▶ Description of the task: Write out all lines holding the word "this".

▶ Exercise input:
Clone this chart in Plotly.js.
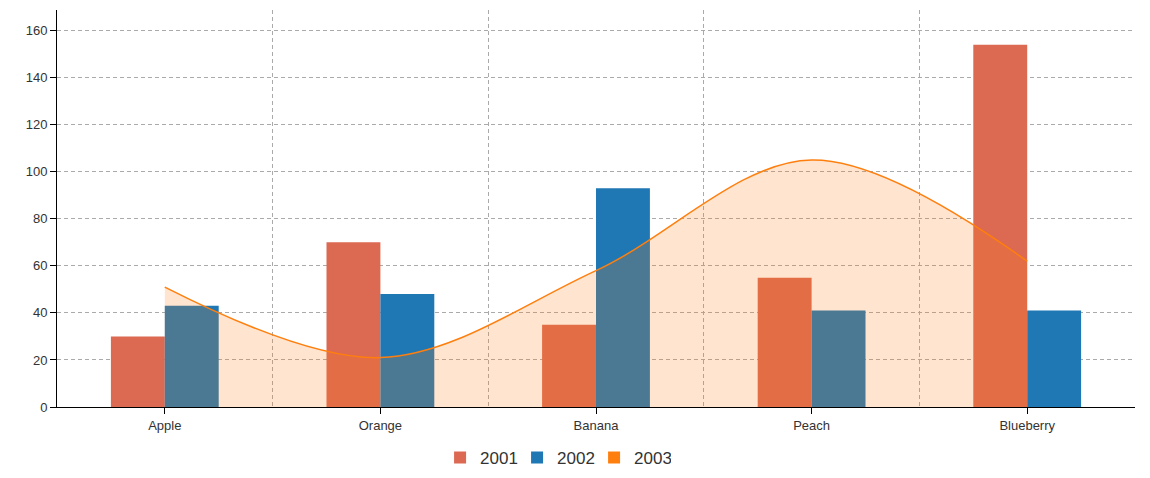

--

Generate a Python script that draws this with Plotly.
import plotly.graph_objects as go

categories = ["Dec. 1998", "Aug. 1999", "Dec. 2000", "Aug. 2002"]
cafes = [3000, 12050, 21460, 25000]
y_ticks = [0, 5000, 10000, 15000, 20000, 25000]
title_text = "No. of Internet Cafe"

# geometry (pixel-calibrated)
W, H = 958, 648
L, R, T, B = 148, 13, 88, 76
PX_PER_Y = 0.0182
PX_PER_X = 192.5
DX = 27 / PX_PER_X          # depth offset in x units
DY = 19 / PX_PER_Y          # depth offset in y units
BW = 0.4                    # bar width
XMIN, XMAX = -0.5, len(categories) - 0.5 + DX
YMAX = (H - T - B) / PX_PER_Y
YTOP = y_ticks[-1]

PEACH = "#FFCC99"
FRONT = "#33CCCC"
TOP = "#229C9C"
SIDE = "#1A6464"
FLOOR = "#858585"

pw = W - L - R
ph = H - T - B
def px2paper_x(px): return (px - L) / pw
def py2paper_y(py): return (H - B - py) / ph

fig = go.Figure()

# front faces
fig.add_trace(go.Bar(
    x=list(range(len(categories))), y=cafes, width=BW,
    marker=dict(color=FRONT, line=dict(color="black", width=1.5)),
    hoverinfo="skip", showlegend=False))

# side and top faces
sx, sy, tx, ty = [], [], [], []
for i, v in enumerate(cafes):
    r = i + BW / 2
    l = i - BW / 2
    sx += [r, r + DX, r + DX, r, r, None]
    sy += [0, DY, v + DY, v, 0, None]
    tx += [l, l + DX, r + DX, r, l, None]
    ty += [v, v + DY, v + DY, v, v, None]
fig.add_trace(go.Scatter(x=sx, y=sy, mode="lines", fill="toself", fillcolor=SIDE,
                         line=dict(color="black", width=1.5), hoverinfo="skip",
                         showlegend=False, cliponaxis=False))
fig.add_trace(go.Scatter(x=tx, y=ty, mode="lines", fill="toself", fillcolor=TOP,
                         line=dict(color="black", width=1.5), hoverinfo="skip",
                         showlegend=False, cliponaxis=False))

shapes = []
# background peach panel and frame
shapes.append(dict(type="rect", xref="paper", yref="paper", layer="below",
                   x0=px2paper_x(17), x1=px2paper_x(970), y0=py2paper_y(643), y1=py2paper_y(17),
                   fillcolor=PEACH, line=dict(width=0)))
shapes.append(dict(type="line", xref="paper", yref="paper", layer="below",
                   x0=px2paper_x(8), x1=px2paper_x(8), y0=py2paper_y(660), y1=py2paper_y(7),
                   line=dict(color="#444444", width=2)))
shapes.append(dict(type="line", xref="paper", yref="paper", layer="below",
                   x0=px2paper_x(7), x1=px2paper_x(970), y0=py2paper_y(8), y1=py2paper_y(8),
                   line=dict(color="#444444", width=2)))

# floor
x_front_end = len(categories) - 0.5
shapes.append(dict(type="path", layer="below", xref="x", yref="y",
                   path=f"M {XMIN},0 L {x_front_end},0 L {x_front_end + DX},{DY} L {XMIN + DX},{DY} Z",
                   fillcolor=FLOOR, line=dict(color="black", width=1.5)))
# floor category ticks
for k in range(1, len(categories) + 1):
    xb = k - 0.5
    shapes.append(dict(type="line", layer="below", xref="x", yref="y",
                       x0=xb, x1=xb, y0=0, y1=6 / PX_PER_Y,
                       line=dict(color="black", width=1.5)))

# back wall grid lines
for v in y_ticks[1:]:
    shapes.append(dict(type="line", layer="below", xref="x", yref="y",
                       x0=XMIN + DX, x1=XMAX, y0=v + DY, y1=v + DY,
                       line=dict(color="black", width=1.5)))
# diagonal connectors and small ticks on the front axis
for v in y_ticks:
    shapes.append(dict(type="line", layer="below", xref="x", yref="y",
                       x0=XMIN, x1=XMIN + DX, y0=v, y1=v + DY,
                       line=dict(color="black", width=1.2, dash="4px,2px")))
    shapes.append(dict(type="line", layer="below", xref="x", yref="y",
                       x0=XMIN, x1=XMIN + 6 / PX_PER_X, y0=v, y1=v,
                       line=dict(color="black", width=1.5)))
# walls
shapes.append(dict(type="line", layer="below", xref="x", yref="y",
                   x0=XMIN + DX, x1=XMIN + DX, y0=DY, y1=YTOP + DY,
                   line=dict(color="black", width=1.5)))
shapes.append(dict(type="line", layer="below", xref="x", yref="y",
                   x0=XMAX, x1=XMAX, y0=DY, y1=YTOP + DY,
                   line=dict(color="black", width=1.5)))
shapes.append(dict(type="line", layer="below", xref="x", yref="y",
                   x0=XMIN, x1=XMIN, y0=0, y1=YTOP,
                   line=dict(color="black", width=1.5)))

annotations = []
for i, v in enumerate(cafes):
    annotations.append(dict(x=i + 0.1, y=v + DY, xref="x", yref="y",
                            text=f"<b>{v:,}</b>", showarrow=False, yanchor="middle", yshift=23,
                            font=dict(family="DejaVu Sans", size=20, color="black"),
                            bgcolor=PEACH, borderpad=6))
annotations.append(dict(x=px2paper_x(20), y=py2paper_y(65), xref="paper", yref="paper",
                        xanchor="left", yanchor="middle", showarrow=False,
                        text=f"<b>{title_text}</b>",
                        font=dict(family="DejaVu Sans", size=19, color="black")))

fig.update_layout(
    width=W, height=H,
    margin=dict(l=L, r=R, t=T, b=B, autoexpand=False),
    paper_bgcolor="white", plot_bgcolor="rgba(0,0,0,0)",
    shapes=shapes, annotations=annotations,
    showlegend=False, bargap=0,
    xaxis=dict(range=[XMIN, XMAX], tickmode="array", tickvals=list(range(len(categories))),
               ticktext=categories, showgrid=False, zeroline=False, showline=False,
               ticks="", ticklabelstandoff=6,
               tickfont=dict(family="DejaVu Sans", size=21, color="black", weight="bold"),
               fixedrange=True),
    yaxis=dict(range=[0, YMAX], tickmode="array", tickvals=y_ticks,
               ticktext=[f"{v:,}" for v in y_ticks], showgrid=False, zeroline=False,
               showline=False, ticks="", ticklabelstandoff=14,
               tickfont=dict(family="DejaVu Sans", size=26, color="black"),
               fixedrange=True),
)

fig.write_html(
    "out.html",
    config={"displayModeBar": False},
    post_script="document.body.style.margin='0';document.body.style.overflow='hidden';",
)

---

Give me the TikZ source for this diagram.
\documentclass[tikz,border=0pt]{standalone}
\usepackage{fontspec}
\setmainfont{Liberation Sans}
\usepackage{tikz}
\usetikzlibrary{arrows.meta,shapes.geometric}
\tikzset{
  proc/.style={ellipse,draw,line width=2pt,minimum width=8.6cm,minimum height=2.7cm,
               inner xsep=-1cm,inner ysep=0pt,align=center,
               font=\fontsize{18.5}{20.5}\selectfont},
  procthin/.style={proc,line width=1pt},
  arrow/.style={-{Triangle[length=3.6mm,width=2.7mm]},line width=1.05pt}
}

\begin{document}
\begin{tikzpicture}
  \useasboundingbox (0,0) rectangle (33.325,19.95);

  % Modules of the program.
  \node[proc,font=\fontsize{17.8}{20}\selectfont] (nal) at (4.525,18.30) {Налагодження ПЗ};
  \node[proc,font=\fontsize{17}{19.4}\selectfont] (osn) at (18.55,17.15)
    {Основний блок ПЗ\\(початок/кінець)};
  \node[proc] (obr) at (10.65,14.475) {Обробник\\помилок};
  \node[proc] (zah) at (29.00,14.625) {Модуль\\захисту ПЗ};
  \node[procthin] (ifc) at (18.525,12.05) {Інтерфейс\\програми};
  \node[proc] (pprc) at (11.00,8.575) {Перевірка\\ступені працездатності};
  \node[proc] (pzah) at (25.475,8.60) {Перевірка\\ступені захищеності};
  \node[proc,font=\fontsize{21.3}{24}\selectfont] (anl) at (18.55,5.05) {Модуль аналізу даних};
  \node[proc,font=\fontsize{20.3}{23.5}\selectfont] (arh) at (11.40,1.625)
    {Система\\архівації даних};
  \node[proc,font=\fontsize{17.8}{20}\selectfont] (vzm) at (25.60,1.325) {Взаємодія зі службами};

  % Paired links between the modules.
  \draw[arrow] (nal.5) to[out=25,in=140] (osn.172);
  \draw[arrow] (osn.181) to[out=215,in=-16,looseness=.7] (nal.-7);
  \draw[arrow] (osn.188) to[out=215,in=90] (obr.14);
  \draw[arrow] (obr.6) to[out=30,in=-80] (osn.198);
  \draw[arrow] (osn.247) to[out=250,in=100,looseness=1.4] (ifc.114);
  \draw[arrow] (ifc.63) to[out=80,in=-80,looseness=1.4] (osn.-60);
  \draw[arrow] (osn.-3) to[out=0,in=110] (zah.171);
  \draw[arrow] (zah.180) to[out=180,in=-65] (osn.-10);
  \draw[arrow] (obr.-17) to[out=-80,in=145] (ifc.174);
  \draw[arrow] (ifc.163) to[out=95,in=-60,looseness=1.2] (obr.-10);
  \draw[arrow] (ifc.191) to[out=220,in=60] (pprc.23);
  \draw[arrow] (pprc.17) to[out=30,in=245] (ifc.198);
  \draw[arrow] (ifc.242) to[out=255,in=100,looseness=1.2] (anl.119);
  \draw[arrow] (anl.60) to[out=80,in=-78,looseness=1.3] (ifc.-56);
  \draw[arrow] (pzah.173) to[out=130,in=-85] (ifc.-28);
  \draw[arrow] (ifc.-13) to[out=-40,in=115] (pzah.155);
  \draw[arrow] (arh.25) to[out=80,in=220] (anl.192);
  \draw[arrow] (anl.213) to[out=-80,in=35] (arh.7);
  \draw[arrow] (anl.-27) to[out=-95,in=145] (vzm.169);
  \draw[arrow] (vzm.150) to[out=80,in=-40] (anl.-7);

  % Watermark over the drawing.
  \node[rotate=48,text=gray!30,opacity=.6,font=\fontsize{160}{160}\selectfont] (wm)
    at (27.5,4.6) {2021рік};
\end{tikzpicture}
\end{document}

▶ Final answer:
Clone this chart in Plotly.js.
Generate a Python script that draws this with Plotly.
Give me the TikZ source for this diagram.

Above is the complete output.